** Data provided **
>>

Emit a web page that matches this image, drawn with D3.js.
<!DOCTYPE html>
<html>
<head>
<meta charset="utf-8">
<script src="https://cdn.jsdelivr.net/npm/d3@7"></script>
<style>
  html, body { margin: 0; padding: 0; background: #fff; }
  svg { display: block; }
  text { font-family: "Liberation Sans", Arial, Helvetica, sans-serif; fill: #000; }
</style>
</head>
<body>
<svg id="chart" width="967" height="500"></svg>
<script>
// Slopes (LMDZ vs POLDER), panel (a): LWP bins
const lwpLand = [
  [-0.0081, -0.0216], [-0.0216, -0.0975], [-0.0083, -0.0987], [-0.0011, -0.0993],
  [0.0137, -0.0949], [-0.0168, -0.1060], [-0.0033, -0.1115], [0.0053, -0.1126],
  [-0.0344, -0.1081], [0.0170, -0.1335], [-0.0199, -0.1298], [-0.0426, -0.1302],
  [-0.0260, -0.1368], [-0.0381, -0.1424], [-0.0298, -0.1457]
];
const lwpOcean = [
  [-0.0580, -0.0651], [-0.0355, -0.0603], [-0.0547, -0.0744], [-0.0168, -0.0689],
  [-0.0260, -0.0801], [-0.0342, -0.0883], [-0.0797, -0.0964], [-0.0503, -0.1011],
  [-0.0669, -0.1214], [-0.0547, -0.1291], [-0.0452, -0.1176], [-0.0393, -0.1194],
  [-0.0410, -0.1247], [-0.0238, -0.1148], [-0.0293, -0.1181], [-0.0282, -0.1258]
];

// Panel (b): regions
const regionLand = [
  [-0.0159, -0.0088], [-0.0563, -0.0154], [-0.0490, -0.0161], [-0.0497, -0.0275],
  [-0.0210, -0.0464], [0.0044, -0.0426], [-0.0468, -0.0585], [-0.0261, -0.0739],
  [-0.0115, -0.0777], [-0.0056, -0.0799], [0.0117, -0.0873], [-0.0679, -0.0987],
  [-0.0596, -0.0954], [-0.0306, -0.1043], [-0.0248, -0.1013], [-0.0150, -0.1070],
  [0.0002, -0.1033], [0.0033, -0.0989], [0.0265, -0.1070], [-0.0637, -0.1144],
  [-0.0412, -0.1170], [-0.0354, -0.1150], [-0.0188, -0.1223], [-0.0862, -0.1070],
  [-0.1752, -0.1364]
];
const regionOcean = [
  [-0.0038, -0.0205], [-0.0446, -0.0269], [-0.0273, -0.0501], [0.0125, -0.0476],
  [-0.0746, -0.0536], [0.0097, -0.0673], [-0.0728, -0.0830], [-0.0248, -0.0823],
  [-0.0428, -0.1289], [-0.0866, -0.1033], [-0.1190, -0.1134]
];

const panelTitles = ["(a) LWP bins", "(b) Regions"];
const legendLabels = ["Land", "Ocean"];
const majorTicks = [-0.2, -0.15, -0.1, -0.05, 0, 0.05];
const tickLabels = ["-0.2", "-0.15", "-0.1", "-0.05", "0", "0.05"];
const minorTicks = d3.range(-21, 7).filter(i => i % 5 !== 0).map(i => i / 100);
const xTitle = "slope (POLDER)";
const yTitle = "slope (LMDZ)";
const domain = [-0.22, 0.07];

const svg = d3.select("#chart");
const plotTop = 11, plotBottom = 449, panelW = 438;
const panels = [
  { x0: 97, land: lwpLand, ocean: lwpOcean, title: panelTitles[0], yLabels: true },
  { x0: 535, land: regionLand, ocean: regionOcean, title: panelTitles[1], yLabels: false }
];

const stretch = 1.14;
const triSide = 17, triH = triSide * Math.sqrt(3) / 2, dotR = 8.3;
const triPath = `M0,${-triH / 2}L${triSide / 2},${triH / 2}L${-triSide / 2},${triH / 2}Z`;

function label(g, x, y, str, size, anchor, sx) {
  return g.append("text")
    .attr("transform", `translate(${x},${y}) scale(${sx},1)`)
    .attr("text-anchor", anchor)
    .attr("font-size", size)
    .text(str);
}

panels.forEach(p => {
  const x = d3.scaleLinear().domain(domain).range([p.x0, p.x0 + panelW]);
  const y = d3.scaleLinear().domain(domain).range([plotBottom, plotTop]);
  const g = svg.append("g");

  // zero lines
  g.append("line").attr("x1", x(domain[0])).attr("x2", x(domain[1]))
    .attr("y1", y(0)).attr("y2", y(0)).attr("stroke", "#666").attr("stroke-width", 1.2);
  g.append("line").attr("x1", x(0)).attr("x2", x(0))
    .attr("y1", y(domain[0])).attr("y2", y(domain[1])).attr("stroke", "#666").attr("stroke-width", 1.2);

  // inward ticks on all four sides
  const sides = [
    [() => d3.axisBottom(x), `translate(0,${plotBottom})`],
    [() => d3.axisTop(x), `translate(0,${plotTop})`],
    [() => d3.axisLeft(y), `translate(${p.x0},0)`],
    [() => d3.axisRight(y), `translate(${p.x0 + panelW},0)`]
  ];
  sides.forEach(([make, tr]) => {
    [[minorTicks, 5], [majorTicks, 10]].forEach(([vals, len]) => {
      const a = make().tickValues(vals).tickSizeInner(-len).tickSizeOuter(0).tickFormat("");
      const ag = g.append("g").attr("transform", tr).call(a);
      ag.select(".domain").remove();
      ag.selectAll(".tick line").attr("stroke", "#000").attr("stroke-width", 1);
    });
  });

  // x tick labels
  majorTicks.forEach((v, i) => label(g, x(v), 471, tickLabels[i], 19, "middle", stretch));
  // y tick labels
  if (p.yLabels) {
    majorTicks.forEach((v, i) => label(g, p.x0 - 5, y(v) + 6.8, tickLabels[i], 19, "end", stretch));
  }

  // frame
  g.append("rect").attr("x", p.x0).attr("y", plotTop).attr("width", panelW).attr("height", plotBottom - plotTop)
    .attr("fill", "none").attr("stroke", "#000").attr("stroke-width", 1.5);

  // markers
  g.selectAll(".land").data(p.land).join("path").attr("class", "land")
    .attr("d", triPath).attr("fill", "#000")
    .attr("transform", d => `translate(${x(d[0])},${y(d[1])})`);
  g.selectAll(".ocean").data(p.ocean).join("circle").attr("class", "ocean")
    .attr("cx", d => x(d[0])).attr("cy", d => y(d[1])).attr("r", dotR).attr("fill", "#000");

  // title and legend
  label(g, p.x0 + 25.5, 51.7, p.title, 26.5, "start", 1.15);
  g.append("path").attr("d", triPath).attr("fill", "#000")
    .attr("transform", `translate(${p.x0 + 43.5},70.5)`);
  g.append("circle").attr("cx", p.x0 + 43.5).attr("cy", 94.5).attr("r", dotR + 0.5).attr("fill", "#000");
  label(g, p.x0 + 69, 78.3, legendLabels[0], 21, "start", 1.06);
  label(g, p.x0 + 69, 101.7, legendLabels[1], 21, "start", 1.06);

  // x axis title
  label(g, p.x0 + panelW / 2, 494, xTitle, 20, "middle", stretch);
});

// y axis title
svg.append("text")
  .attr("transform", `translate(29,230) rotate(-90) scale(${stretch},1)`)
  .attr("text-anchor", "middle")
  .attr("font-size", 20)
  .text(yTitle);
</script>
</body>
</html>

<<

** Task to carry out **
Output the listing above without altering a single character.

** Result of the exercise **
Emit a web page that matches this image, drawn with D3.js.
<!DOCTYPE html>
<html>
<head>
<meta charset="utf-8">
<script src="https://cdn.jsdelivr.net/npm/d3@7"></script>
<style>
  html, body { margin: 0; padding: 0; background: #fff; }
  svg { display: block; }
  text { font-family: "Liberation Sans", Arial, Helvetica, sans-serif; fill: #000; }
</style>
</head>
<body>
<svg id="chart" width="967" height="500"></svg>
<script>
// Slopes (LMDZ vs POLDER), panel (a): LWP bins
const lwpLand = [
  [-0.0081, -0.0216], [-0.0216, -0.0975], [-0.0083, -0.0987], [-0.0011, -0.0993],
  [0.0137, -0.0949], [-0.0168, -0.1060], [-0.0033, -0.1115], [0.0053, -0.1126],
  [-0.0344, -0.1081], [0.0170, -0.1335], [-0.0199, -0.1298], [-0.0426, -0.1302],
  [-0.0260, -0.1368], [-0.0381, -0.1424], [-0.0298, -0.1457]
];
const lwpOcean = [
  [-0.0580, -0.0651], [-0.0355, -0.0603], [-0.0547, -0.0744], [-0.0168, -0.0689],
  [-0.0260, -0.0801], [-0.0342, -0.0883], [-0.0797, -0.0964], [-0.0503, -0.1011],
  [-0.0669, -0.1214], [-0.0547, -0.1291], [-0.0452, -0.1176], [-0.0393, -0.1194],
  [-0.0410, -0.1247], [-0.0238, -0.1148], [-0.0293, -0.1181], [-0.0282, -0.1258]
];

// Panel (b): regions
const regionLand = [
  [-0.0159, -0.0088], [-0.0563, -0.0154], [-0.0490, -0.0161], [-0.0497, -0.0275],
  [-0.0210, -0.0464], [0.0044, -0.0426], [-0.0468, -0.0585], [-0.0261, -0.0739],
  [-0.0115, -0.0777], [-0.0056, -0.0799], [0.0117, -0.0873], [-0.0679, -0.0987],
  [-0.0596, -0.0954], [-0.0306, -0.1043], [-0.0248, -0.1013], [-0.0150, -0.1070],
  [0.0002, -0.1033], [0.0033, -0.0989], [0.0265, -0.1070], [-0.0637, -0.1144],
  [-0.0412, -0.1170], [-0.0354, -0.1150], [-0.0188, -0.1223], [-0.0862, -0.1070],
  [-0.1752, -0.1364]
];
const regionOcean = [
  [-0.0038, -0.0205], [-0.0446, -0.0269], [-0.0273, -0.0501], [0.0125, -0.0476],
  [-0.0746, -0.0536], [0.0097, -0.0673], [-0.0728, -0.0830], [-0.0248, -0.0823],
  [-0.0428, -0.1289], [-0.0866, -0.1033], [-0.1190, -0.1134]
];

const panelTitles = ["(a) LWP bins", "(b) Regions"];
const legendLabels = ["Land", "Ocean"];
const majorTicks = [-0.2, -0.15, -0.1, -0.05, 0, 0.05];
const tickLabels = ["-0.2", "-0.15", "-0.1", "-0.05", "0", "0.05"];
const minorTicks = d3.range(-21, 7).filter(i => i % 5 !== 0).map(i => i / 100);
const xTitle = "slope (POLDER)";
const yTitle = "slope (LMDZ)";
const domain = [-0.22, 0.07];

const svg = d3.select("#chart");
const plotTop = 11, plotBottom = 449, panelW = 438;
const panels = [
  { x0: 97, land: lwpLand, ocean: lwpOcean, title: panelTitles[0], yLabels: true },
  { x0: 535, land: regionLand, ocean: regionOcean, title: panelTitles[1], yLabels: false }
];

const stretch = 1.14;
const triSide = 17, triH = triSide * Math.sqrt(3) / 2, dotR = 8.3;
const triPath = `M0,${-triH / 2}L${triSide / 2},${triH / 2}L${-triSide / 2},${triH / 2}Z`;

function label(g, x, y, str, size, anchor, sx) {
  return g.append("text")
    .attr("transform", `translate(${x},${y}) scale(${sx},1)`)
    .attr("text-anchor", anchor)
    .attr("font-size", size)
    .text(str);
}

panels.forEach(p => {
  const x = d3.scaleLinear().domain(domain).range([p.x0, p.x0 + panelW]);
  const y = d3.scaleLinear().domain(domain).range([plotBottom, plotTop]);
  const g = svg.append("g");

  // zero lines
  g.append("line").attr("x1", x(domain[0])).attr("x2", x(domain[1]))
    .attr("y1", y(0)).attr("y2", y(0)).attr("stroke", "#666").attr("stroke-width", 1.2);
  g.append("line").attr("x1", x(0)).attr("x2", x(0))
    .attr("y1", y(domain[0])).attr("y2", y(domain[1])).attr("stroke", "#666").attr("stroke-width", 1.2);

  // inward ticks on all four sides
  const sides = [
    [() => d3.axisBottom(x), `translate(0,${plotBottom})`],
    [() => d3.axisTop(x), `translate(0,${plotTop})`],
    [() => d3.axisLeft(y), `translate(${p.x0},0)`],
    [() => d3.axisRight(y), `translate(${p.x0 + panelW},0)`]
  ];
  sides.forEach(([make, tr]) => {
    [[minorTicks, 5], [majorTicks, 10]].forEach(([vals, len]) => {
      const a = make().tickValues(vals).tickSizeInner(-len).tickSizeOuter(0).tickFormat("");
      const ag = g.append("g").attr("transform", tr).call(a);
      ag.select(".domain").remove();
      ag.selectAll(".tick line").attr("stroke", "#000").attr("stroke-width", 1);
    });
  });

  // x tick labels
  majorTicks.forEach((v, i) => label(g, x(v), 471, tickLabels[i], 19, "middle", stretch));
  // y tick labels
  if (p.yLabels) {
    majorTicks.forEach((v, i) => label(g, p.x0 - 5, y(v) + 6.8, tickLabels[i], 19, "end", stretch));
  }

  // frame
  g.append("rect").attr("x", p.x0).attr("y", plotTop).attr("width", panelW).attr("height", plotBottom - plotTop)
    .attr("fill", "none").attr("stroke", "#000").attr("stroke-width", 1.5);

  // markers
  g.selectAll(".land").data(p.land).join("path").attr("class", "land")
    .attr("d", triPath).attr("fill", "#000")
    .attr("transform", d => `translate(${x(d[0])},${y(d[1])})`);
  g.selectAll(".ocean").data(p.ocean).join("circle").attr("class", "ocean")
    .attr("cx", d => x(d[0])).attr("cy", d => y(d[1])).attr("r", dotR).attr("fill", "#000");

  // title and legend
  label(g, p.x0 + 25.5, 51.7, p.title, 26.5, "start", 1.15);
  g.append("path").attr("d", triPath).attr("fill", "#000")
    .attr("transform", `translate(${p.x0 + 43.5},70.5)`);
  g.append("circle").attr("cx", p.x0 + 43.5).attr("cy", 94.5).attr("r", dotR + 0.5).attr("fill", "#000");
  label(g, p.x0 + 69, 78.3, legendLabels[0], 21, "start", 1.06);
  label(g, p.x0 + 69, 101.7, legendLabels[1], 21, "start", 1.06);

  // x axis title
  label(g, p.x0 + panelW / 2, 494, xTitle, 20, "middle", stretch);
});

// y axis title
svg.append("text")
  .attr("transform", `translate(29,230) rotate(-90) scale(${stretch},1)`)
  .attr("text-anchor", "middle")
  .attr("font-size", 20)
  .text(yTitle);
</script>
</body>
</html>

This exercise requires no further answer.